Health and the Urban Indian: An Interview with Ralph Forquera

By Miles White Tribal Connections
TC: Can you tell me a little about the network of
Indian health boards across the country and how they're organized?
RF: There are thirty-four nonprofit
Indian-controlled programs around the country having Indian majority boards of directors and that
contract with the Federal Indian Health Service to provide assistance to urban Indians living in those
metropolitan areas. The programs go by various names, and each of them provides a variety of different
services. Some do provide direct-care services such as we do here at the Seattle Indian Health Board.
And others provide primarily information and referral, access kind of assistance to Indian peoples in
getting care at other health facilities that are in their area. So they vary quite substantially. The
Seattle Indian Health Board is one of the larger organizations. We're also one of the older
organizations. We're almost thirty-four years in Seattle here. And we're one of the first urban
Indian programs in the country, established in 1970.
TC: So, is the focus primarily tribal or native?
RF: Native. Because one of the
distinctions that we're continually making is, a lot of the native populations that we work with are not
really tribal. I mean, urban Indians are people that have been displaced from their reservation sites,
some of them by choice because they've come to the city for jobs and other kinds of things. But many of
the people that we work with are products of the relocation and termination period of the 1950s and '60s.
And so a lot of them no longer have a real tribal affiliation any more. If they're native people, they
come from native backgrounds and a variety of different societies and cultures around the country. And
still, many of them carry a lot of their native traditions, actually sometimes even more so than people
that are living on the reservations. But, since they're no longer on a reservation the current federal
policy is to concentrate most of its effort on Indians that are living on or near Indian reservations, so
urban Indians get very little assistance from any source.
One of the biggest challenges that we have is trying to convince the powers that be that
there is a population of people that are not being adequately served either by federal officials or by
local officials. They're kind of one of those groups confined to the cracks.
You know, in Seattle there's only 33,000 Indian people in King County out of a
population of nearly two million. That's not a very significant number of people. So, being able to
garner attention, being able to influence resources and bring resources forward to be able to address
problems of the population – there's a whole variety of unique challenges that urban Indians have
but a lot of the tribal reservations have their own set of challenges. I'm not saying that they don't,
but they tend to be different than ours. And, of course they're a lot more organized.
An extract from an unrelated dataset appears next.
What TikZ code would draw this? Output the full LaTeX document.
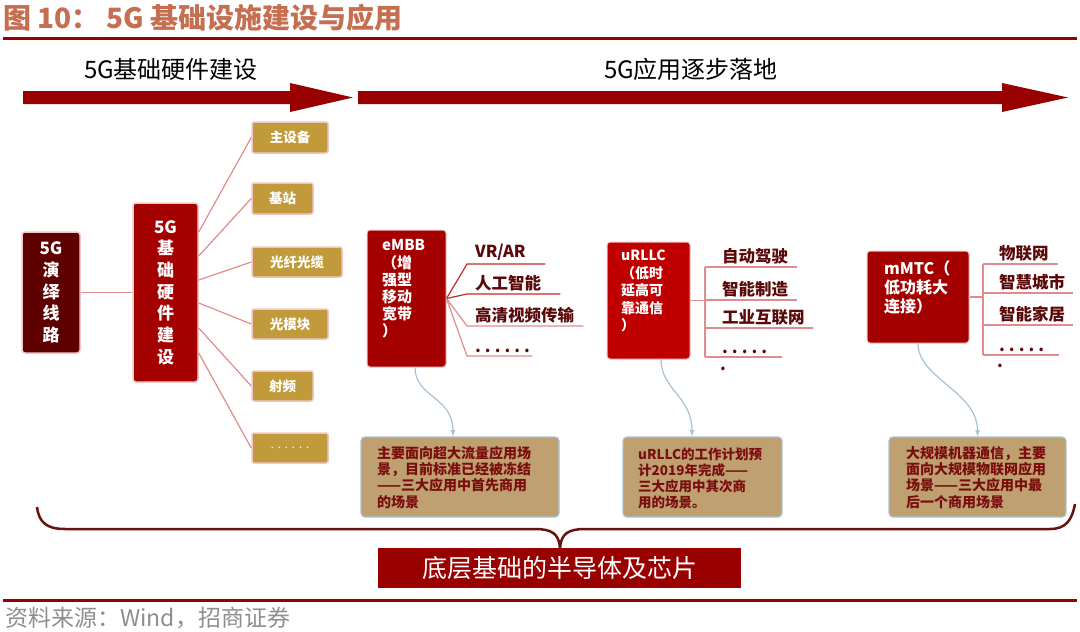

They're usually
tribal communities usually made up of relatively similar individuals, although there are a number of
consolidations and consortia of Indian people that are now on Indian reservations, especially in
Washington State. So there are some mixed cultural and historic orientations that are on reservations.
There are a few, like Seattle, for example where there are well over 200 different Indian tribes from all
over the United States represented in our service population across the street. And there are probably,
dozens of other Indian people that are not really affiliated with a federally-recognized tribe.
And so, one of our biggest challenges is trying to get this point across to people that,
when talking about Indian people you need to take into consideration the fact that there are these
displaced to a great degree individuals out there that are struggling with their own issues of identity
and their own issues of poverty, with their own issues of feeling left out and feeling neglected to a
great degree. And it's even more difficult, I think, for a lot of urban Indians too because even if they
are a member of a tribe, for example, but they live in Seattle, they sometimes are shunned by their own
tribe. And so this feeling of no longer belonging somewhere has become a real trying element of the work
that we do because it's really hard for people to find an Indian identity in a city like Seattle. Even
though we're named after an Indian chief, there's not much Indian symbolism in Seattle.